Domestic animals conclude their lives behind closed doors, spiked in the brain, bled, butchered, and packed in solidified petroleum hydrocarbons. There is no dignity, respect or reverence in such a death.

We are what we eat. When I read the foregoing and then look at us, I often see in us what I see in our food.

Ignoring our kills merely illustrates our shame. Distancing ourselves from death is just a fig leaf, covering up another way in which our food has chosen to honor and bless us. This embarrassment cannot be atoned by merely reciting grace at a table, head hung low, with a napkin in our lap. Rather, we should actually live in grace with what we kill and eat. But alas, an apex predator should not exist in our numbers. Wild game cannot sustain it. So we must except domestic meat or really scale back our population. I am all for the latter.

But I am definitely a meat eater. I once hiked up the Selway to Bear Creek, then Cub Creek, then Tin Cup Creek (or Fry Pan, can't remember) and ate nothing but plants and a few trout over a couple of weeks. I reached a tiny flat and realized I could not get out, especially by going up, as I was too weak. I shot a little squeaky with my bow and got about a dove's amount of meat from it. After eating that, I donned my pack and scampered right up to the top of Gardiner Peak like it was my first day out. It made all the difference in the world. I was honored by that little rodent. Big time.

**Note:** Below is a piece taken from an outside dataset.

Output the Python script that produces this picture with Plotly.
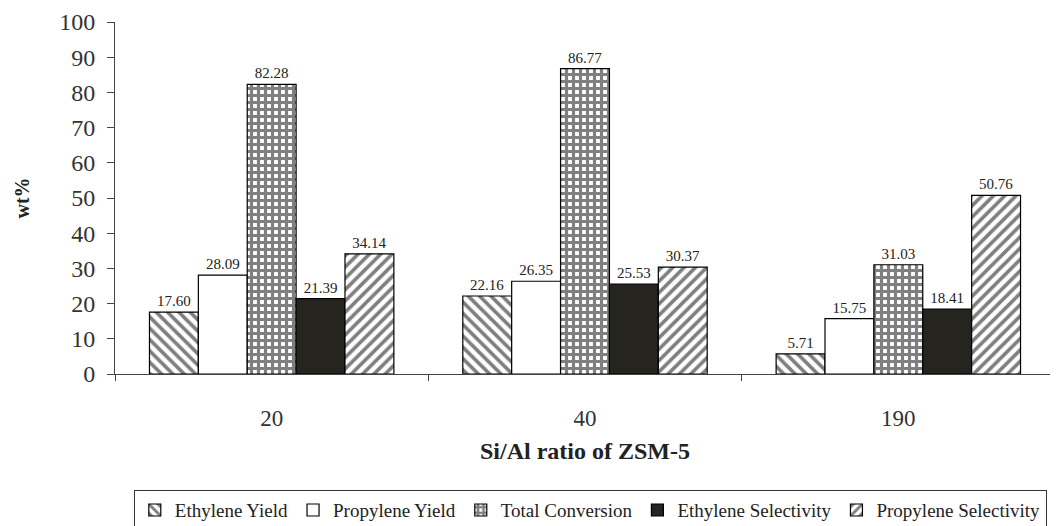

A few years ago I tried going without meat because I felt uncomfortable with domestic meat and I hadn't killed anything in a while. I made it two years but there was a lot of cheese involved. I couldn't do it. I'm back to eating pigs and cattle when there is no bison or elk on the table. I'm also growing more comfortable with my hypocrisy. Mainly because I can't cure our domestication alone.
 
Sounds like a remake of an early 70's movie with Andy Griffith as the hunter.

Thinking it was called Savage, or Savages,,maybe.